▶ [Instruction]:
Give back, word for word, only the lines from the opening of the records through the one with "(0,0) rectangle (999,586);". Pictures stay out.

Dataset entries

— Start —

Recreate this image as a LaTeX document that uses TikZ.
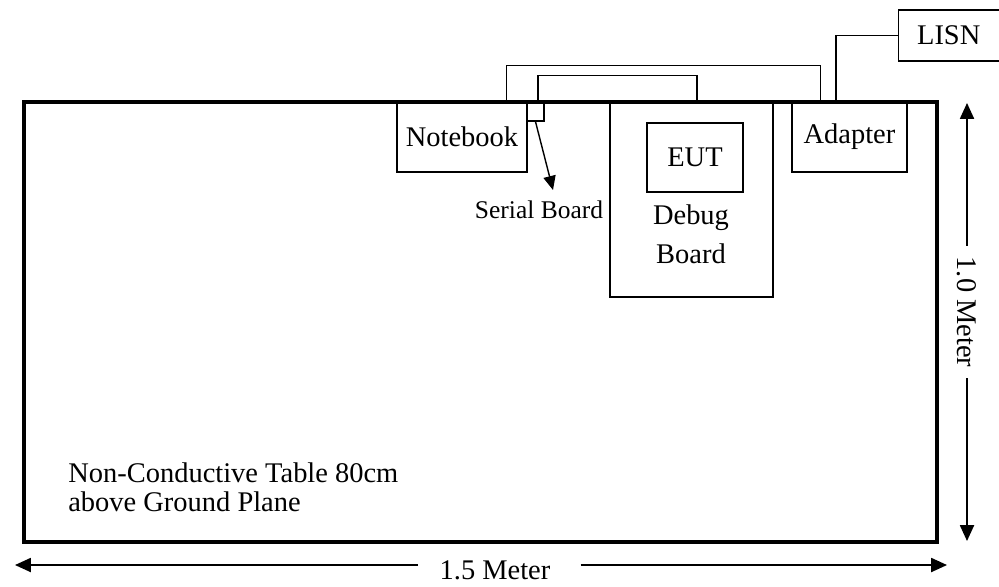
\documentclass[tikz,border=0pt]{standalone}
\usepackage{fontspec}
\setmainfont{Liberation Serif}
\usetikzlibrary{arrows.meta, calc}

\begin{document}
\begin{tikzpicture}[x=0.02cm, y=-0.02cm,
    box/.style={draw, line width=0.8pt, inner sep=0pt,
                font=\fontsize{16.2}{19}\selectfont},
    lbl/.style={inner sep=0pt, font=\fontsize{16.2}{19}\selectfont},
    wire/.style={line width=0.8pt},
    dim/.style={line width=0.9pt, -{Triangle[length=9pt, width=8pt]}}
  ]
  \clip[use as bounding box] (0,0) rectangle (999,586);

  % Equipment along the table edge
  \node[box, minimum width=2.6cm, minimum height=1.4cm]   (nb)  at (462,137) {Notebook};
  \node[box, minimum width=0.34cm, minimum height=0.38cm] (sb)  at (535.5,111.5) {};
  \node[box, minimum width=3.26cm, minimum height=3.9cm]  (db)  at (691.5,199.5) {};
  \node[box, minimum width=1.92cm, minimum height=1.38cm] (eut) at (695,157.5) {EUT};
  \node[lbl, align=center, font=\fontsize{16.2}{22}\selectfont]
        (dbl) at (691,234) {Debug\\Board};
  \node[box, minimum width=2.3cm, minimum height=1.4cm]   (ad)  at (849.5,137) {Adapter};
  \node[box, minimum width=2.3cm, minimum height=1.02cm, anchor=west]
        (ls) at (898,35.5) {LISN\kern8.5pt};

  % Table
  \draw[line width=1.9pt] (24,102) rectangle (937,542);
  \node[lbl, align=left, anchor=north west, font=\fontsize{16.2}{16.5}\selectfont]
        (tbl) at (68,462) {Non-Conductive Table 80cm\\above Ground Plane};

  % Cables
  \draw[wire] ($(nb.north east)+(-21,0)$) -- ++(0,-36) -| ($(ad.north west)+(29,0)$);
  \draw[wire] ($(sb.north)+(2.5,0)$) -- ++(0,-26) -| ($(db.north)+(5.5,0)$);
  \draw[wire] ($(ad.north)+(-13.5,0)$) |- (ls.west);

  % Serial board pointer
  \node[lbl, font=\fontsize{14.5}{17}\selectfont] (sbl) at (539,210) {Serial Board};
  \coordinate (sbtip) at (553,190);
  \draw[wire, -{Triangle[length=8pt, width=7pt]}] (sb.south) -- (sbtip);

  % Dimensions
  \node[lbl, rotate=-90] (vm) at (967,312) {1.0 Meter};
  \coordinate (vtop) at (967,103);
  \coordinate (vbot) at (967,541);
  \draw[dim, shorten <=6pt] (vm.west) -- (vtop);
  \draw[dim, shorten <=6pt] (vm.east) -- (vbot);

  \node[lbl] (hm) at (495,570) {1.5 Meter};
  \coordinate (hl) at (15,565);
  \coordinate (hr) at (947,565);
  \draw[dim, shorten <=12pt] (hl -| hm.west) -- (hl);
  \draw[dim, shorten <=17pt] (hl -| hm.east) -- (hr);
\end{tikzpicture}
\end{document}
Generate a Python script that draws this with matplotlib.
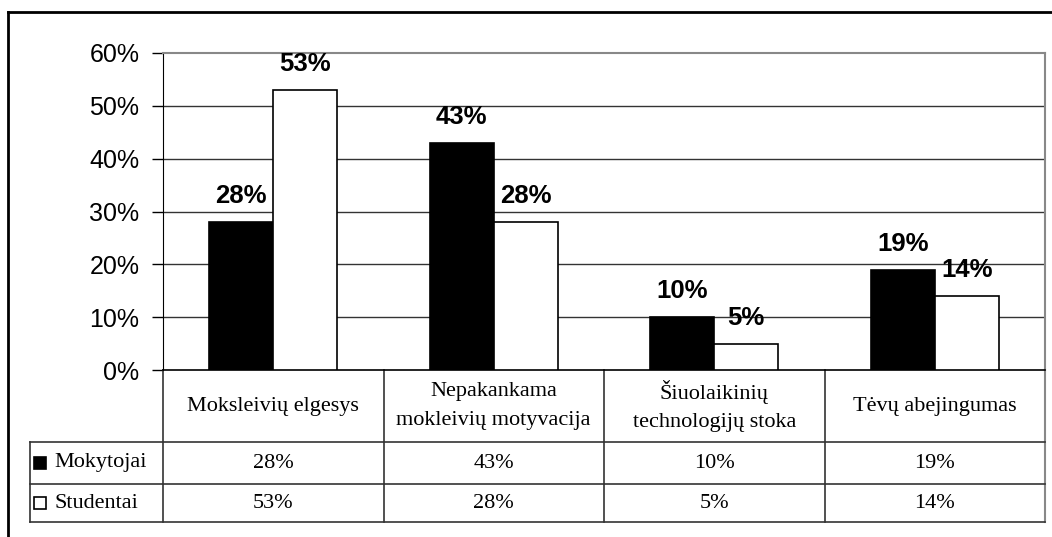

— End —

▶ [Right answer]:
Recreate this image as a LaTeX document that uses TikZ.
\documentclass[tikz,border=0pt]{standalone}
\usepackage{fontspec}
\setmainfont{Liberation Serif}
\usetikzlibrary{arrows.meta, calc}

\begin{document}
\begin{tikzpicture}[x=0.02cm, y=-0.02cm,
    box/.style={draw, line width=0.8pt, inner sep=0pt,
                font=\fontsize{16.2}{19}\selectfont},
    lbl/.style={inner sep=0pt, font=\fontsize{16.2}{19}\selectfont},
    wire/.style={line width=0.8pt},
    dim/.style={line width=0.9pt, -{Triangle[length=9pt, width=8pt]}}
  ]
  \clip[use as bounding box] (0,0) rectangle (999,586);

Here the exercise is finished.